The answer is a bit of both. It is very difficult to prove insider dealing and the few people who have been prosecuted thus far are usually not professional market participants but rather the relative of a director who buys ahead of a takeover and then splits the winnings with the director and thereby leaves a very visible paper trail which results in a successful prosecution. However trying to win a case in the following scenario is far trickier – when asked why he bought call options for his Personal Account in Consolidated Goldfields ahead of them being taken over in 1987, the market professional pointed to the back cover of the Stock Exchange’s 1986 yearbook (which had a full page advert for Cons Gold) and said that was where he got his inspiration to buy Cons Gold from. No chance of proving guilt beyond reasonable doubt. Hence the market professional makes out like a bandit and so the regulators concentrate on catching the small fry.
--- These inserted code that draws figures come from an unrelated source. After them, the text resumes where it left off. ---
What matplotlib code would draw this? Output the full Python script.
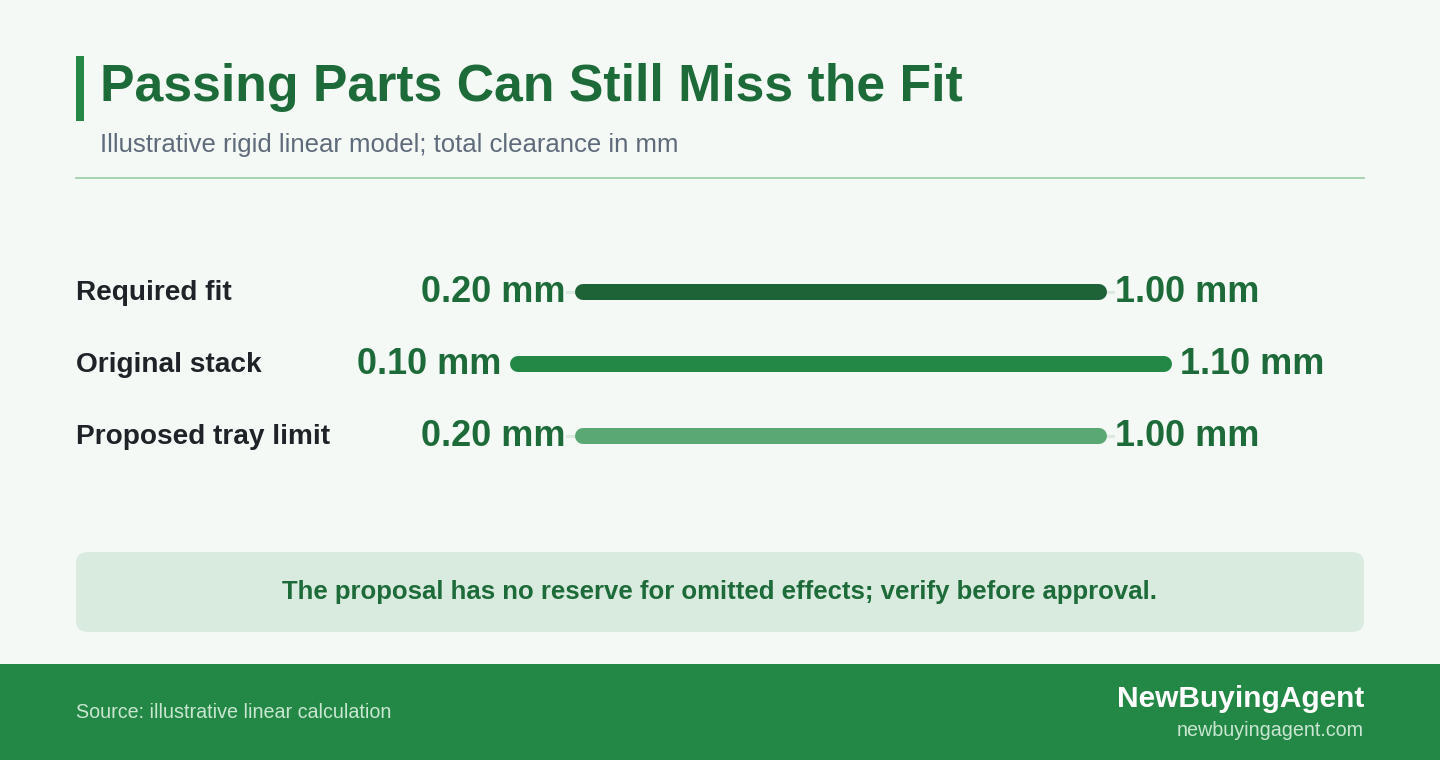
import matplotlib
matplotlib.use("Agg")
import matplotlib.pyplot as plt
from matplotlib.patches import FancyBboxPatch, Rectangle
from matplotlib.lines import Line2D

# ---- data ----
categories = ["Required fit", "Original stack", "Proposed tray limit"]
low_values = [0.20, 0.10, 0.20]
high_values = [1.00, 1.10, 1.00]
bar_colors = ["#1e6337", "#238845", "#5aa873"]

title = "Passing Parts Can Still Miss the Fit"
subtitle = "Illustrative rigid linear model; total clearance in mm"
note = "The proposal has no reserve for omitted effects; verify before approval."
source = "Source: illustrative linear calculation"
brand = "NewBuyingAgent"
site = "newbuyingagent.com"

W, H = 1440, 760
BG = "#f4f9f6"
GREEN = "#238845"
TEXT_GREEN = "#1e6b3a"

plt.rcParams['font.family'] = ['Liberation Sans', 'DejaVu Sans']

fig = plt.figure(figsize=(W / 100, H / 100), dpi=100)
fig.patch.set_facecolor(BG)

# decoration axes in pixel coordinates
deco = fig.add_axes([0, 0, 1, 1])
deco.set_xlim(0, W)
deco.set_ylim(H, 0)
deco.axis("off")

PT = 0.72  # px -> pt

# title accent bar
deco.add_patch(Rectangle((76, 56), 8, 65, facecolor=GREEN, edgecolor="none"))
deco.text(100, 88, title, fontsize=51.7 * PT, fontweight="bold", color=TEXT_GREEN,
          va="center", ha="left")
deco.text(100, 145, subtitle, fontsize=25.7 * PT, color="#5f6b7a", va="center", ha="left")
deco.add_line(Line2D([76, 1364], [178, 178], color="#a9d4b4", linewidth=2 * PT))

# note box
deco.add_patch(FancyBboxPatch((76 + 12, 552 + 12), 1288 - 24, 80 - 24,
                              boxstyle="round,pad=12,rounding_size=12",
                              facecolor="#d9eadf", edgecolor="none"))
deco.text(720, 592, note, fontsize=25.7 * PT, fontweight="bold", color=TEXT_GREEN,
          ha="center", va="center")

# footer
deco.add_patch(Rectangle((0, 664), W, 96, facecolor=GREEN, edgecolor="none"))
deco.text(76, 712, source, fontsize=19.8 * PT, color="#c9e6d1", ha="left", va="center")
deco.text(1364, 699, brand, fontsize=29.9 * PT, fontweight="bold", color="white",
          ha="right", va="center")
deco.text(1364, 731, site, fontsize=19.8 * PT, color="#c9e6d1", ha="right", va="center")

# dumbbell axes: x 0.1 -> px 518, 1.1 -> px 1164 ; rows 72 px tall from y=256
x0_px, x1_px = 518, 1164
y_top, y_bot = 256, 472
ax = fig.add_axes([x0_px / W, 1 - y_bot / H, (x1_px - x0_px) / W, (y_bot - y_top) / H])
ax.set_xlim(0.1, 1.1)
ax.set_ylim(len(categories), 0)
ax.axis("off")
ax.patch.set_alpha(0)

xmin, xmax = min(low_values), max(high_values)
for i, (cat, lo, hi, col) in enumerate(zip(categories, low_values, high_values, bar_colors)):
    y = i + 0.5
    ax.plot([xmin, xmax], [y, y], color="#dce9e1", linewidth=3 * PT,
            solid_capstyle="butt", zorder=1, clip_on=False)
    ax.plot([lo, hi], [y, y], color=col, linewidth=16 * PT,
            solid_capstyle="round", zorder=2, clip_on=False)
    ax.annotate(f"{lo:.2f} mm", xy=(lo, y), xytext=(-17 * PT, 0), textcoords="offset points",
                ha="right", va="center", fontsize=36 * PT, fontweight="bold", color=TEXT_GREEN,
                zorder=3, bbox=dict(facecolor=BG, edgecolor="none", pad=0))
    ax.annotate(f"{hi:.2f} mm", xy=(hi, y), xytext=(16 * PT, 0), textcoords="offset points",
                ha="left", va="center", fontsize=36 * PT, fontweight="bold", color=TEXT_GREEN,
                zorder=3, bbox=dict(facecolor=BG, edgecolor="none", pad=0))
    ax.text((76 - x0_px) / (x1_px - x0_px), y + 0.01, cat, transform=ax.get_yaxis_transform(),
            ha="left", va="center", fontsize=28 * PT, fontweight="bold", color="#1f2328")

fig.savefig("out.png", dpi=100, facecolor=BG)
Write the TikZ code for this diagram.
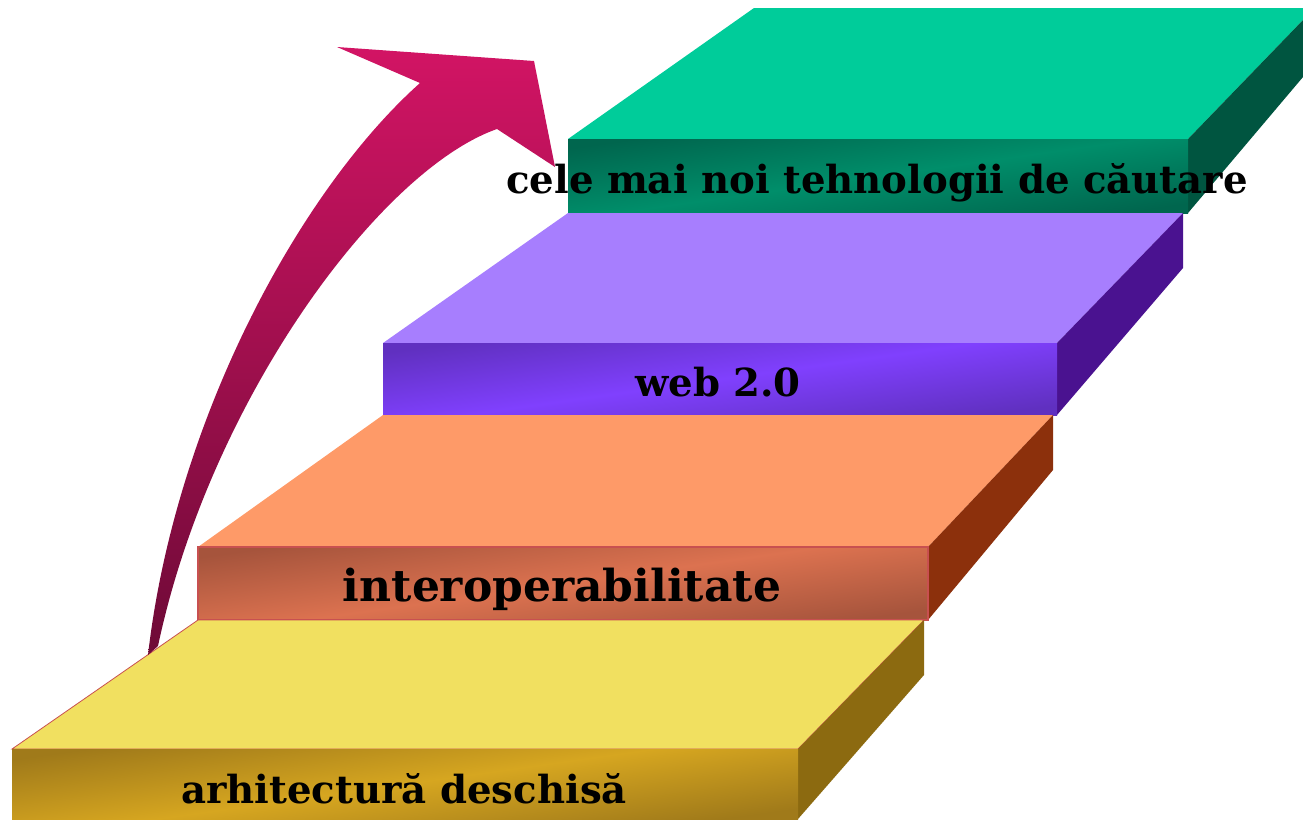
\documentclass[tikz,border=0pt]{standalone}
\usepackage{fontspec}
\setmainfont{DejaVu Serif}
\usepackage{tikz}

\definecolor{yelTop}{RGB}{241,224,96}
\definecolor{yelFront}{RGB}{214,166,32}
\definecolor{yelDark}{RGB}{160,122,26}
\definecolor{yelSide}{RGB}{140,106,16}
\definecolor{oraTop}{RGB}{254,154,104}
\definecolor{oraFront}{RGB}{220,114,80}
\definecolor{oraDark}{RGB}{166,84,60}
\definecolor{oraSide}{RGB}{140,48,12}
\definecolor{purTop}{RGB}{167,126,254}
\definecolor{purFront}{RGB}{128,64,254}
\definecolor{purDark}{RGB}{96,48,192}
\definecolor{purSide}{RGB}{74,18,144}
\definecolor{grnTop}{RGB}{0,204,154}
\definecolor{grnFront}{RGB}{0,142,106}
\definecolor{grnDark}{RGB}{0,102,78}
\definecolor{grnSide}{RGB}{0,85,64}
\definecolor{arrLight}{RGB}{210,20,100}
\definecolor{arrDark}{RGB}{110,10,55}
\definecolor{edgeRed}{RGB}{200,80,80}

\begin{document}
\begin{tikzpicture}[x=0.75pt,y=0.75pt,yscale=-1,xscale=1,
  frontface/.style 2 args={top color=#2, bottom color=#2, middle color=#1, shading angle=8},
  steplabel/.style={font=\bfseries\fontsize{29}{34}\selectfont, inner sep=0pt, anchor=base}]
\useasboundingbox (0,0) rectangle (1303,819);

%Step 4: top, side, front
\fill [grnTop] (568,139) -- (754,8) -- (1303,8) -- (1303,20) -- (1188,139) -- cycle ;
\fill [grnSide] (1188,139) -- (1303,20) -- (1303,77) -- (1188,213) -- cycle ;
\shade [frontface={grnFront}{grnDark}] (568,139) rectangle (1188,213) ;

%Step 3: top, side, front
\fill [purTop] (383,343) -- (568,213) -- (1183,213) -- (1057,343) -- cycle ;
\fill [purSide] (1057,343) -- (1183,213) -- (1183,268) -- (1057,415) -- cycle ;
\shade [frontface={purFront}{purDark}] (383,343) rectangle (1057,415) ;

%Step 2: top, side, front
\fill [oraTop] (198,547) -- (383,415) -- (1053,415) -- (928,547) -- cycle ;
\fill [oraSide] (928,547) -- (1053,415) -- (1053,470) -- (928,620) -- cycle ;
\shade [frontface={oraFront}{oraDark}, draw=edgeRed, line width=1pt] (198,547) rectangle (928,620) ;

%Step 1: top, side, front
\filldraw [fill=yelTop, draw=edgeRed, line width=0.6pt] (12,749) -- (198,620) -- (924,620) -- (798,749) -- cycle ;
\fill [yelSide] (798,749) -- (924,620) -- (924,675) -- (798,819) -- cycle ;
\shade [frontface={yelFront}{yelDark}] (12,749) rectangle (798,819) ;

%Curved arrow
\shade [top color=arrLight, bottom color=arrDark] (148,655) .. controls (175,420) and (300,190) .. (420,83) -- (337,47) -- (534,61) -- (555,167) -- (497,129) .. controls (380,170) and (210,400) .. (158,646) -- cycle ;

% Text Nodes
\node [steplabel] (arhitectura) at (404,803) {arhitectură deschisă};
\node [steplabel, font=\bfseries\fontsize{33}{38}\selectfont] (interop) at (562,601) {interoperabilitate};
\node [steplabel] (web) at (718,396) {web 2.0};
\node [steplabel] (cautare) at (877,193) {cele mai noi tehnologii de căutare};

\end{tikzpicture}
\end{document}
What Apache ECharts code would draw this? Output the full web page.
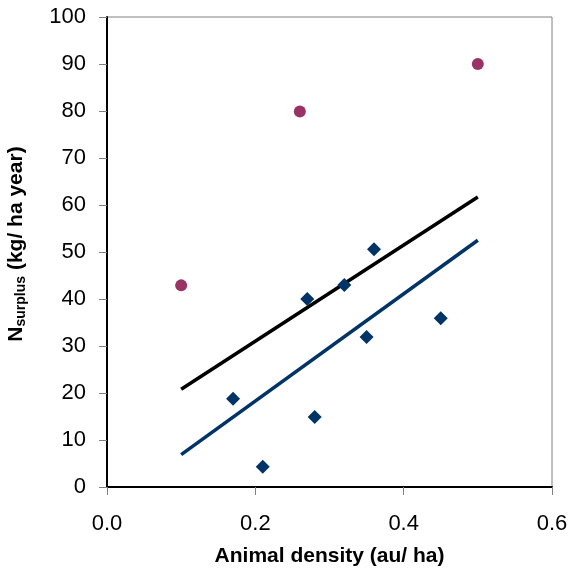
<!DOCTYPE html>
<html>
<head>
<meta charset="utf-8">
<script src="https://cdn.jsdelivr.net/npm/echarts@6/dist/echarts.min.js"></script>
<style>html,body{margin:0;padding:0;background:#fff;}#c{width:569px;height:570px;}</style>
</head>
<body>
<div id="c"></div>
<script>
// Data
var circlePoints = [[0.10, 42.9], [0.26, 79.9], [0.50, 90.0]];
var diamondPoints = [[0.17, 18.8], [0.21, 4.3], [0.27, 40.0], [0.28, 14.9], [0.32, 43.0], [0.35, 31.9], [0.36, 50.6], [0.45, 35.9]];
var blackTrend = [[0.10, 20.8], [0.50, 61.7]];
var blueTrend = [[0.10, 6.9], [0.50, 52.5]];
var xTicks = [0, 0.2, 0.4, 0.6];
var yTicks = [0, 10, 20, 30, 40, 50, 60, 70, 80, 90, 100];

var FONT = '"Liberation Sans", Arial, sans-serif';
var chart = echarts.init(document.getElementById('c'), null, {renderer: 'canvas'});
chart.setOption({
  animation: false,
  backgroundColor: '#fff',
  grid: {left: 107, right: 17, top: 17, bottom: 83, containLabel: false, outerBoundsMode: 'none',
         show: true, borderColor: '#808080', borderWidth: 1, backgroundColor: 'transparent'},
  xAxis: {
    type: 'value', min: 0, max: 0.6, interval: 0.2,
    axisLine: {show: true, onZero: false, lineStyle: {color: '#000', width: 2}},
    axisTick: {show: true, inside: false, length: 8, lineStyle: {color: '#808080', width: 1}},
    splitLine: {show: false},
    axisLabel: {margin: 26, fontFamily: FONT, fontSize: 22, color: '#000', formatter: function (v) { return v.toFixed(1); }},
    name: 'Animal density (au/ ha)', nameLocation: 'middle', nameGap: 59,
    nameTextStyle: {fontFamily: FONT, fontSize: 21, fontWeight: 'bold', color: '#000'}
  },
  yAxis: {
    type: 'value', min: 0, max: 100, interval: 10,
    axisLine: {show: true, onZero: false, lineStyle: {color: '#000', width: 2}},
    axisTick: {show: true, inside: false, length: 8, lineStyle: {color: '#808080', width: 1}},
    splitLine: {show: false},
    axisLabel: {margin: 21, fontFamily: FONT, fontSize: 22, color: '#000'},
    name: '{b|N}{s|surplus}{b| (kg/ ha year)}', nameLocation: 'middle', nameGap: 79, nameRotate: 90,
    nameTextStyle: {
      fontFamily: FONT, fontWeight: 'bold', color: '#000', padding: [0, 0, 0, 16],
      rich: {
        b: {fontFamily: FONT, fontSize: 21, fontWeight: 'bold', color: '#000', lineHeight: 24},
        s: {fontFamily: FONT, fontSize: 14, fontWeight: 'bold', color: '#000', lineHeight: 14, verticalAlign: 'bottom'}
      }
    }
  },
  series: [
    {type: 'line', data: blackTrend, symbol: 'none', lineStyle: {color: '#000', width: 3.5}, z: 3},
    {type: 'line', data: blueTrend, symbol: 'none', lineStyle: {color: '#003366', width: 3.5}, z: 3},
    {type: 'scatter', data: diamondPoints, symbol: 'diamond', symbolSize: [14, 14], itemStyle: {color: '#003366', opacity: 1}, z: 4},
    {type: 'scatter', data: circlePoints, symbol: 'circle', symbolSize: 12, itemStyle: {color: '#993366', opacity: 1}, z: 4}
  ]
});
</script>
</body>
</html>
There is also a more subtle effect at work. Namely not dealing whilst in the possession of inside information. No law is broken because no deal has taken place. By simply not selling a share which is shortly to be taken over, supply is removed from the market and the lack of sellers leads to a rise in the share price. This outperformance is then jumped on by momentum players who push the share higher still and the resulting parabolic rally in the share price eventually forces the Takeover Panel to insist the target company makes an official announcement that they are “in talks which may or may not lead to a bid for the company”. Now finally there is a level playing field and the losers are those who didn’t know and sold ahead of the formal announcement. C’est la vie - no market is ever going to be perfect.